The assessment of “political unreliability” was often arbitrary, sometimes due to denunciations by neighbors. Because of this, the forced resettlement operations not only affected citizens with contacts in the West, churchgoers, former members of the NSDAP and its organizations, but also farmers who failed to meet their quotas and people who made any kind of negative comment about the state. Occasionally, whole villages protested against the measures. In these cases, the operations could only be carried out with the use of reinforcements and were delayed by several days. According to victim accounts, people and their belongings were loaded into freight trains and transported away without knowing their destination. Upon arrival, they were assigned new houses or apartments which were often not as valuable as the homes they were forced to leave behind. The neighbors at their new homes were told that the new arrivals were criminals, which meant that it was initially impossible for them to lead a normal social life. On the other side, the victims were told that the resettlement was a necessary measure to ensure peace. These lies were used to hide the political reasons behind the operations.

Six suicides are attested in connection to the forced resettlements.

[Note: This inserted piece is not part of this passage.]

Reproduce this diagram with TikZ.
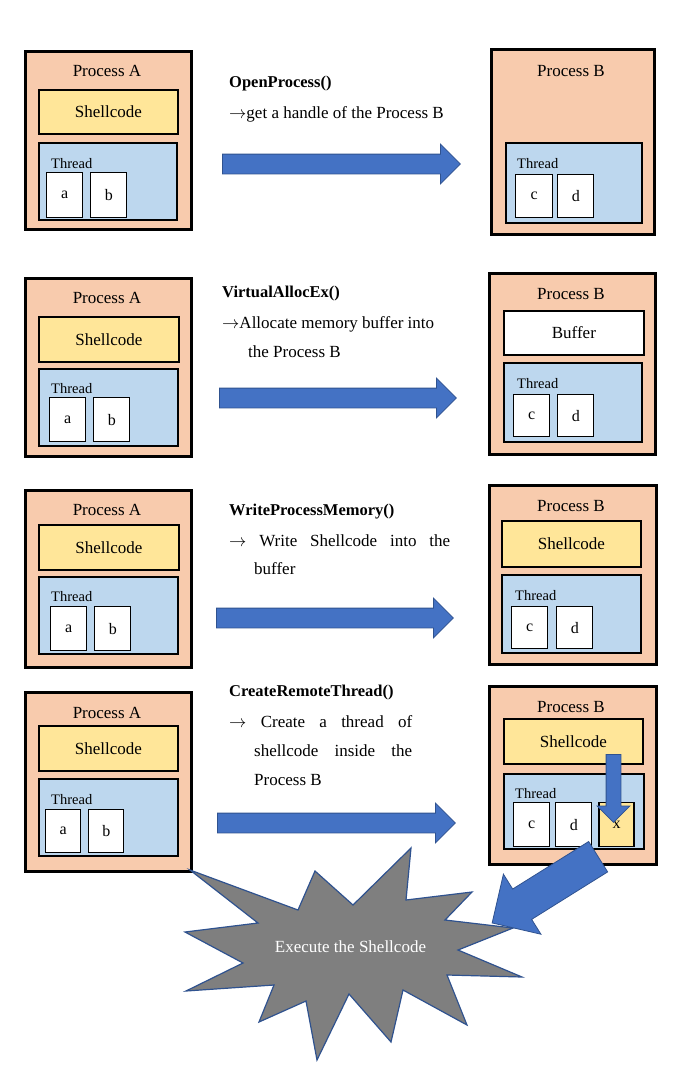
\documentclass[tikz,border=0pt]{standalone}
\usepackage{fontspec}
\setmainfont{Liberation Serif}
\usepackage{tikz}
\usetikzlibrary{shapes.arrows, positioning}
\definecolor{procfill}{HTML}{F8CBAD}
\definecolor{codefill}{HTML}{FFE699}
\definecolor{threadfill}{HTML}{BDD7EE}
\definecolor{arrowblue}{HTML}{4472C4}
\definecolor{arrowedge}{HTML}{2F528F}
\definecolor{burstgrey}{HTML}{7F7F7F}

\begin{document}
\begin{tikzpicture}[
        x=1pt, y=-1pt,
        proc/.style = {draw, fill=procfill, line width=2.6pt, anchor=north west, inner sep=0pt},
        code/.style = {draw, fill=codefill, line width=1.8pt, anchor=north west, inner sep=0pt, font=\fontsize{17}{20}\selectfont},
        buf/.style = {code, fill=white},
        thread/.style = {draw, fill=threadfill, line width=1.8pt, anchor=north west, inner sep=0pt},
        slot/.style = {draw, fill=white, line width=1.2pt, anchor=north west, inner sep=0pt, font=\fontsize{16}{18}\selectfont},
        title/.style = {inner sep=0pt, font=\fontsize{17}{20}\selectfont},
        tlabel/.style = {anchor=west, inner sep=0pt, font=\fontsize{14.5}{16}\selectfont},
        call/.style = {anchor=west, inner sep=0pt, font=\bfseries\fontsize{16.5}{20}\selectfont},
        note/.style = {anchor=west, inner sep=0pt, font=\fontsize{17}{20}\selectfont},
        bigarrow/.style = {single arrow, draw=arrowedge, fill=arrowblue, line width=0.8pt, inner sep=0pt, inner ysep=9.5pt, anchor=tail, single arrow head extend=10pt},
        burst/.style = {draw=arrowedge, fill=burstgrey, line width=1.2pt}
    ]
        \useasboundingbox (0,0) rectangle (681,1080);

        % Row 1: OpenProcess
        \node (pA1) [proc, minimum width=166, minimum height=178] at (24,50) {};
        \node (tA1) [title] at (107,71) {Process A};
        \node (sA1) [code, minimum width=139, minimum height=44] at (38,89) {Shellcode};
        \node (thA1) [thread, minimum width=138, minimum height=77] at (38,142) {};
        \node (lA1) [tlabel] at (51,164) {Thread};
        \node (aA1) [slot, minimum width=36, minimum height=45] at (46,172) {a};
        \node (bA1) [slot, minimum width=36, minimum height=45, right=7pt of aA1] {b};

        \node (pB1) [proc, minimum width=163, minimum height=185] at (490,48) {};
        \node (tB1) [title] at (571,71) {Process B};
        \node (thB1) [thread, minimum width=136, minimum height=80] at (505,142) {};
        \node (lB1) [tlabel] at (517,164) {Thread};
        \node (cB1) [slot, minimum width=37, minimum height=43] at (515,174) {c};
        \node (dB1) [slot, minimum width=36, minimum height=43, right=4pt of cB1] {d};

        \node (fn1) [call] at (229,84) {OpenProcess()};
        \node (nt1) [note] at (229,114) {$\rightarrow$get a handle of the Process B};
        \node (arr1) [bigarrow, minimum height=238] at (222,164) {};

        % Row 2: VirtualAllocEx
        \node (pA2) [proc, minimum width=166, minimum height=178] at (24,277) {};
        \node (tA2) [title] at (107,298) {Process A};
        \node (sA2) [code, minimum width=140, minimum height=45] at (38,316) {Shellcode};
        \node (thA2) [thread, minimum width=139, minimum height=77] at (38,368) {};
        \node (lA2) [tlabel] at (51,389) {Thread};
        \node (aA2) [slot, minimum width=36, minimum height=44] at (49,397) {a};
        \node (bA2) [slot, minimum width=36, minimum height=44, right=7pt of aA2] {b};

        \node (pB2) [proc, minimum width=166, minimum height=181] at (488,272) {};
        \node (tB2) [title] at (571,294) {Process B};
        \node (bufB2) [buf, minimum width=140, minimum height=44] at (503,310) {Buffer};
        \node (thB2) [thread, minimum width=138, minimum height=79] at (503,362) {};
        \node (lB2) [tlabel] at (517,384) {Thread};
        \node (cB2) [slot, minimum width=36, minimum height=42] at (513,394) {c};
        \node (dB2) [slot, minimum width=36, minimum height=42, right=7pt of cB2] {d};

        \node (fn2) [call] at (222,294) {VirtualAllocEx()};
        \node (nt2) [note] at (222,324) {$\rightarrow$Allocate memory buffer into};
        \node (nt2b) [note] at (248,352) {the Process B};
        \node (arr2) [bigarrow, minimum height=237] at (219,398) {};

        % Row 3: WriteProcessMemory
        \node (pA3) [proc, minimum width=166, minimum height=177] at (24,489) {};
        \node (tA3) [title] at (107,510) {Process A};
        \node (sA3) [code, minimum width=140, minimum height=45] at (38,524) {Shellcode};
        \node (thA3) [thread, minimum width=139, minimum height=77] at (38,576) {};
        \node (lA3) [tlabel] at (51,597) {Thread};
        \node (aA3) [slot, minimum width=36, minimum height=44] at (50,606) {a};
        \node (bA3) [slot, minimum width=36, minimum height=44, right=7pt of aA3] {b};

        \node (pB3) [proc, minimum width=167, minimum height=179] at (488,484) {};
        \node (tB3) [title] at (571,506) {Process B};
        \node (sB3) [code, minimum width=139, minimum height=46] at (501,520) {Shellcode};
        \node (thB3) [thread, minimum width=139, minimum height=78] at (501,574) {};
        \node (lB3) [tlabel] at (515,596) {Thread};
        \node (cB3) [slot, minimum width=36, minimum height=42] at (511,606) {c};
        \node (dB3) [slot, minimum width=36, minimum height=42, right=8pt of cB3] {d};

        \node (fn3) [call] at (229,512) {WriteProcessMemory()};
        \node (nt3) [note] at (229,541) {\makebox[221pt][s]{$\rightarrow$ Write Shellcode into the}};
        \node (nt3b) [note] at (254,569) {buffer};
        \node (arr3) [bigarrow, minimum height=237] at (216,618) {};

        % Row 4: CreateRemoteThread
        \node (pA4) [proc, minimum width=166, minimum height=179] at (24,691) {};
        \node (tA4) [title] at (107,713) {Process A};
        \node (sA4) [code, minimum width=139, minimum height=45] at (38,725) {Shellcode};
        \node (thA4) [thread, minimum width=139, minimum height=77] at (38,778) {};
        \node (lA4) [tlabel] at (51,800) {Thread};
        \node (aA4) [slot, minimum width=35, minimum height=43] at (45,809) {a};
        \node (bA4) [slot, minimum width=35, minimum height=43, right=7pt of aA4] {b};

        \node (pB4) [proc, minimum width=167, minimum height=178] at (488,685) {};
        \node (tB4) [title] at (571,707) {Process B};
        \node (sB4) [code, minimum width=139, minimum height=45] at (503,718) {Shellcode};
        \node (thB4) [thread, minimum width=140, minimum height=75] at (503,773) {};
        \node (lB4) [tlabel] at (515,794) {Thread};
        \node (cB4) [slot, minimum width=36, minimum height=44] at (513,802) {c};
        \node (dB4) [slot, minimum width=36, minimum height=44, right=5pt of cB4] {d};
        \node (xB4) [slot, fill=codefill, minimum width=35, minimum height=44, right=6pt of dB4] {x};

        \node (fn4) [call] at (229,693) {CreateRemoteThread()};
        \node (nt4) [note] at (229,722) {\makebox[183pt][s]{$\rightarrow$ Create a thread of}};
        \node (nt4b) [note] at (254,751) {\makebox[158pt][s]{shellcode inside the}};
        \node (nt4c) [note] at (254,780) {Process B};
        \node (arr4) [bigarrow, minimum height=238] at (217,823) {};
        \node (drop) [bigarrow, inner ysep=7pt, single arrow head extend=9pt, minimum height=68, rotate=-90] at (613.5,754) {};

        % Burst
        \draw [burst] (190,870) -- (298,910) -- (315,871) -- (353,905) -- (411,848) -- (406,900)
            -- (472,892) -- (445,920) -- (513,928) -- (458,950) -- (522,977) -- (447,975)
            -- (467,1025) -- (403,990) -- (391,1042) -- (349,994) -- (317,1060) -- (306,1001)
            -- (259,1022) -- (274,985) -- (186,991) -- (243,963) -- (185,932) -- (258,923) -- cycle;
        \node (exec) [title, text=white] at (350.5,947) {Execute the Shellcode};
        \node (hit) [bigarrow, inner ysep=17.5pt, single arrow head extend=17.5pt, minimum height=125, rotate=212] at (598.5,856.5) {};

\end{tikzpicture}
\end{document}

Operation Vermin was undertaken to consolidate the GDR border regime after the Federal Republic of Germany and the Western Allies (France, United Kingdom, United States) signed the General Treaty (Generalvertrag). Operation Cornflower was a result of the travel restriction order passed on August 24, 1961.

==Historical reception==
Historians assume that between 11,000 and 12,000 people were resettled during the operations and that about 3,000 more avoided forced resettlement by fleeing from the GDR. Two especially famous cases were the flights of 34 people from Billmuthausen in June 1952 and 53 people from Böseckendorf in October 1961, both of which are places in Thuringia. The media repeatedly bemoaned the lack of reparations to those displaced during the operations.